▸ **What you should do**
Reproduce nothing but the lines from the start of the material through the line that includes "42.13, 41.56, 41.64]", both ends included, and omit every picture.

▸ **Source material**
━━━━━━━━━━━━━━━━━━━━━━━━━━━━━━
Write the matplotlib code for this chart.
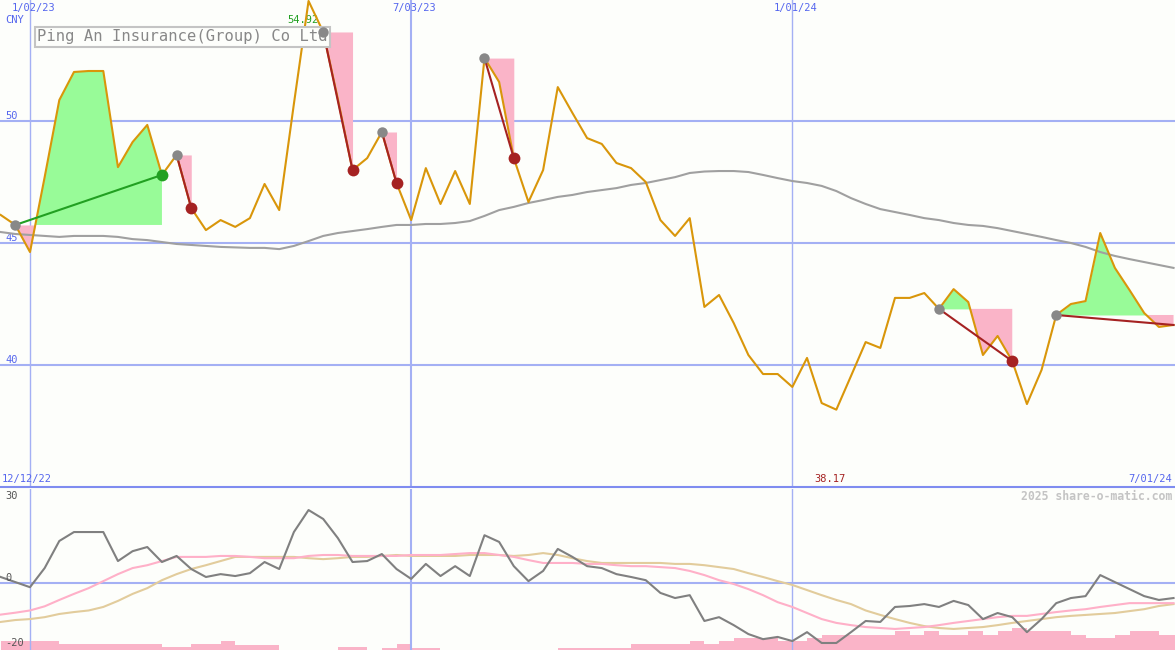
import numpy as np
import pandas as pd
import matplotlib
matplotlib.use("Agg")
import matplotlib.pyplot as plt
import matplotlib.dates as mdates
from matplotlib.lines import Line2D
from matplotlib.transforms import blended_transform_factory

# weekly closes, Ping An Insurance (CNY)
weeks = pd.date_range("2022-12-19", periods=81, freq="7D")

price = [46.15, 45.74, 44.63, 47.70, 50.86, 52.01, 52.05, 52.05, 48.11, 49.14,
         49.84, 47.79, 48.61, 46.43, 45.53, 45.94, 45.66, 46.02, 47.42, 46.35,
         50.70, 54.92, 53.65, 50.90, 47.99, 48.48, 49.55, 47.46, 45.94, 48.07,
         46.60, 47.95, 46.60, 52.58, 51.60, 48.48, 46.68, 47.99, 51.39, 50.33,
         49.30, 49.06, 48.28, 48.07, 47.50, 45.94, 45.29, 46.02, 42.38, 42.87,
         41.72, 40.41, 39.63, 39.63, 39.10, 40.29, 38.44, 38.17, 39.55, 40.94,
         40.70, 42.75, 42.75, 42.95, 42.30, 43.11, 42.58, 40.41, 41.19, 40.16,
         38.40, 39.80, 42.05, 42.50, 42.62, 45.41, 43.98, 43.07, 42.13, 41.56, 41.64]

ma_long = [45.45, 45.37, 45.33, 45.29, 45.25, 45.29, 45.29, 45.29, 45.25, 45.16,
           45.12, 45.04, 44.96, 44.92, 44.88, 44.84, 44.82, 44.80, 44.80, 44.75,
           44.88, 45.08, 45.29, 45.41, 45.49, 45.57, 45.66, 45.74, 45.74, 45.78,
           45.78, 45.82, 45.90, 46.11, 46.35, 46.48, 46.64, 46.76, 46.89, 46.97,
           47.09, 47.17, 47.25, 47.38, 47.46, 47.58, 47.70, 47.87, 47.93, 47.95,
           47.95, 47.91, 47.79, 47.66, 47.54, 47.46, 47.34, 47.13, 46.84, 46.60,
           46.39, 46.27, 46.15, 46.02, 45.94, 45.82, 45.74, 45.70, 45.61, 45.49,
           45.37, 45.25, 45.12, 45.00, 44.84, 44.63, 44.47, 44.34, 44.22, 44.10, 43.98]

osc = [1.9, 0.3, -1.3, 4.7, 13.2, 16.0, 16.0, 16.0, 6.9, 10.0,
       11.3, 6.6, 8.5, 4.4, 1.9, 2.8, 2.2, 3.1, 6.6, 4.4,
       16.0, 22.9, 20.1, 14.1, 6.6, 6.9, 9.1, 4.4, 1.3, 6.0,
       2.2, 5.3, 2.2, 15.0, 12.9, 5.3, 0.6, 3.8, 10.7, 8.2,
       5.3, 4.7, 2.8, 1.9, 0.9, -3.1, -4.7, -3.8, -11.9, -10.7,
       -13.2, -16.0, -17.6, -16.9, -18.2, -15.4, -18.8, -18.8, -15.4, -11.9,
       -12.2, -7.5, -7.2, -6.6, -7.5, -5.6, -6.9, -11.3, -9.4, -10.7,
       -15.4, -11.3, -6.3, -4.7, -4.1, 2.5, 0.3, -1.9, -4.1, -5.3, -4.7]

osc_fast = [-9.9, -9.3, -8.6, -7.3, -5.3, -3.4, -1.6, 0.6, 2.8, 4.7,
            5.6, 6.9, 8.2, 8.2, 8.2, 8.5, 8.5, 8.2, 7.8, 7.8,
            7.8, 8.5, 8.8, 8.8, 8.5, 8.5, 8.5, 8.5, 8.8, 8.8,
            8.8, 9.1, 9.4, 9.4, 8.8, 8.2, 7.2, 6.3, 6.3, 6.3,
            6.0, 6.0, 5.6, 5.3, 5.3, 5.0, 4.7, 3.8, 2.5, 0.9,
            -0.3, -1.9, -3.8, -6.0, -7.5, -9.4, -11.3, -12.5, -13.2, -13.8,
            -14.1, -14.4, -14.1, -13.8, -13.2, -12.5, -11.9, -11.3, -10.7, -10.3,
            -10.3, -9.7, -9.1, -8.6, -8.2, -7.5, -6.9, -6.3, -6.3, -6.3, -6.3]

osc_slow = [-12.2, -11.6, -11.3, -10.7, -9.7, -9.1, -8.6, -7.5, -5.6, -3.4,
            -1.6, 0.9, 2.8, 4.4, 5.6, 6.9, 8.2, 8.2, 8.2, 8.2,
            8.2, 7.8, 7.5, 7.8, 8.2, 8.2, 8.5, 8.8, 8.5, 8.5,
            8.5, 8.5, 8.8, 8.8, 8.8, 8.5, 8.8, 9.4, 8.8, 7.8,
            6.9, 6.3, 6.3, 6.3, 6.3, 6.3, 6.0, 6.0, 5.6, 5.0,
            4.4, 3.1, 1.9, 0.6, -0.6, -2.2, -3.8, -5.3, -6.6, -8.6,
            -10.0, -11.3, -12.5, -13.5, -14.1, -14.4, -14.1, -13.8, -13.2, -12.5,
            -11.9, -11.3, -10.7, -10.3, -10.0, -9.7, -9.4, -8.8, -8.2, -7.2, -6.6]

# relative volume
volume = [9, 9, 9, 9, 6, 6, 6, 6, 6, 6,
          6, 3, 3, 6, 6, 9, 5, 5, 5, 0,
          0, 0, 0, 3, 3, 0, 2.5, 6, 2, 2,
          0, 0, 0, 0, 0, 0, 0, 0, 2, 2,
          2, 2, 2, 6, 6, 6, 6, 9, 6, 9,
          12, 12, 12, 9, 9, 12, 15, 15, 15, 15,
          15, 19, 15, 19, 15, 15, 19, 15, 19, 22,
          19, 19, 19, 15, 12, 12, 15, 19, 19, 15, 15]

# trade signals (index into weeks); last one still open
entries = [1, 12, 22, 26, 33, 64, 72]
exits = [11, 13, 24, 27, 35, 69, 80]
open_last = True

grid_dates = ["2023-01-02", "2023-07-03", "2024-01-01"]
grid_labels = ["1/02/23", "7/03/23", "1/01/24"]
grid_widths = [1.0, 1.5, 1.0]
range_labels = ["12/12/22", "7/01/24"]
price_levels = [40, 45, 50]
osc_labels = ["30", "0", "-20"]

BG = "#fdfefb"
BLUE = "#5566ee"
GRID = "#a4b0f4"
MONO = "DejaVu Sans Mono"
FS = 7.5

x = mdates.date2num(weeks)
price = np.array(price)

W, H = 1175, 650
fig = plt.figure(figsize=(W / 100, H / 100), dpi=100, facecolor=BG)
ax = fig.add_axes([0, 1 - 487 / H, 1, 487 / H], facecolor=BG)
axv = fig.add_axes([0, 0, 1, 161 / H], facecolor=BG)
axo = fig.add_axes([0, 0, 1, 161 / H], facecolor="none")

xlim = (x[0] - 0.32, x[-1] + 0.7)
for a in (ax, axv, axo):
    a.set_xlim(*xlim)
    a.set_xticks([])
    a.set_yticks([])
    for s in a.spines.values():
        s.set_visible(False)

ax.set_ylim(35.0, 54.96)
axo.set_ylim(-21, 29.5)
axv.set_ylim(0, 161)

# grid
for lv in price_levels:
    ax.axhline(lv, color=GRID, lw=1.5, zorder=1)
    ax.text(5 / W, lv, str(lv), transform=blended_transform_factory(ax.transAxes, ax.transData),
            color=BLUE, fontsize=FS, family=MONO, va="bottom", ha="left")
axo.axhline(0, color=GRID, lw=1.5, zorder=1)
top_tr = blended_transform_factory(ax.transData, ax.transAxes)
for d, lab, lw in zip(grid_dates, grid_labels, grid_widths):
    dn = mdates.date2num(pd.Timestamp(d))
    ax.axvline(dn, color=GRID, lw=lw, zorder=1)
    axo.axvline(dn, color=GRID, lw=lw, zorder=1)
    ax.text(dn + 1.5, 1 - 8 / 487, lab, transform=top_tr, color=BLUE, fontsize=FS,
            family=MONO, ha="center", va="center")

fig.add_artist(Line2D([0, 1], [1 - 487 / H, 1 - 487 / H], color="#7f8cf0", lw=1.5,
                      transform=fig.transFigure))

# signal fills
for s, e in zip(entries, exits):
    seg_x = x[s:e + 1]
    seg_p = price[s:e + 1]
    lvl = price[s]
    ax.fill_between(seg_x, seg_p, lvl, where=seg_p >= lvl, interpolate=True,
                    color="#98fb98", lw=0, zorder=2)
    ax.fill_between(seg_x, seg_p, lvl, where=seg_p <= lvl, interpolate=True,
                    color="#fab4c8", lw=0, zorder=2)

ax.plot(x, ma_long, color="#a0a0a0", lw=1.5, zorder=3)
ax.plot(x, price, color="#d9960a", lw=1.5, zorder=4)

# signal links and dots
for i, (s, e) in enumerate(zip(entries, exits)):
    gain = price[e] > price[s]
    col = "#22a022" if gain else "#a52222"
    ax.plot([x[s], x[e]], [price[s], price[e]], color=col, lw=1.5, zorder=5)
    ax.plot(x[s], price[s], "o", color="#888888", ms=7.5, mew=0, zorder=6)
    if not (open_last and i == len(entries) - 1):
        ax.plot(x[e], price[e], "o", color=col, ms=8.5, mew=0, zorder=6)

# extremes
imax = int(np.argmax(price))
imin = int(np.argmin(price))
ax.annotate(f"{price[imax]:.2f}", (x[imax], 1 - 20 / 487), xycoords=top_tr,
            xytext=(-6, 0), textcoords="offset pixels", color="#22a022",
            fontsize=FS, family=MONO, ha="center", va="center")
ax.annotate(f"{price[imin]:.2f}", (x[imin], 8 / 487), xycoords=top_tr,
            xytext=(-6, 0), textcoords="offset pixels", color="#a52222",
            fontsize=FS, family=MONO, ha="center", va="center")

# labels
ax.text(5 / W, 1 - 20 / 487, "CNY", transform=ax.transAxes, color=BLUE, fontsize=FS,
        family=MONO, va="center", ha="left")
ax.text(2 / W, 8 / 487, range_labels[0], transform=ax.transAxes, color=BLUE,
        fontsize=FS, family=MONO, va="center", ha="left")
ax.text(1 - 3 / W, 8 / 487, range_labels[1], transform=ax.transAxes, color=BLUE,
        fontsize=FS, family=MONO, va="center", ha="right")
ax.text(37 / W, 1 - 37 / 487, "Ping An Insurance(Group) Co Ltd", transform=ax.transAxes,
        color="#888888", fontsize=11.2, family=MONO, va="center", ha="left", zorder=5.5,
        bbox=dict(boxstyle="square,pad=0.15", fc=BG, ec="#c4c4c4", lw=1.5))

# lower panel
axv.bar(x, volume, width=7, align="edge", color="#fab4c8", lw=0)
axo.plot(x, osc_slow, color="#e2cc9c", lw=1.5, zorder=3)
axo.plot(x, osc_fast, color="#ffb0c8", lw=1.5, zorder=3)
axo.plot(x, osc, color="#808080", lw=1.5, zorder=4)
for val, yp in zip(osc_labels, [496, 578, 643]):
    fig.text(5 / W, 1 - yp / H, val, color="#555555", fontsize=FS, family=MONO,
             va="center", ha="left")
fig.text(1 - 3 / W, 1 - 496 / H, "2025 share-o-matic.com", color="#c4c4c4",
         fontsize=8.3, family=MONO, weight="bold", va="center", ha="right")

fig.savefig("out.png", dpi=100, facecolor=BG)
━━━━━━━━━━━━━━━━━━━━━━━━━━━━━━
▸ **Output for this task**
Write the matplotlib code for this chart.
import numpy as np
import pandas as pd
import matplotlib
matplotlib.use("Agg")
import matplotlib.pyplot as plt
import matplotlib.dates as mdates
from matplotlib.lines import Line2D
from matplotlib.transforms import blended_transform_factory

# weekly closes, Ping An Insurance (CNY)
weeks = pd.date_range("2022-12-19", periods=81, freq="7D")

price = [46.15, 45.74, 44.63, 47.70, 50.86, 52.01, 52.05, 52.05, 48.11, 49.14,
         49.84, 47.79, 48.61, 46.43, 45.53, 45.94, 45.66, 46.02, 47.42, 46.35,
         50.70, 54.92, 53.65, 50.90, 47.99, 48.48, 49.55, 47.46, 45.94, 48.07,
         46.60, 47.95, 46.60, 52.58, 51.60, 48.48, 46.68, 47.99, 51.39, 50.33,
         49.30, 49.06, 48.28, 48.07, 47.50, 45.94, 45.29, 46.02, 42.38, 42.87,
         41.72, 40.41, 39.63, 39.63, 39.10, 40.29, 38.44, 38.17, 39.55, 40.94,
         40.70, 42.75, 42.75, 42.95, 42.30, 43.11, 42.58, 40.41, 41.19, 40.16,
         38.40, 39.80, 42.05, 42.50, 42.62, 45.41, 43.98, 43.07, 42.13, 41.56, 41.64]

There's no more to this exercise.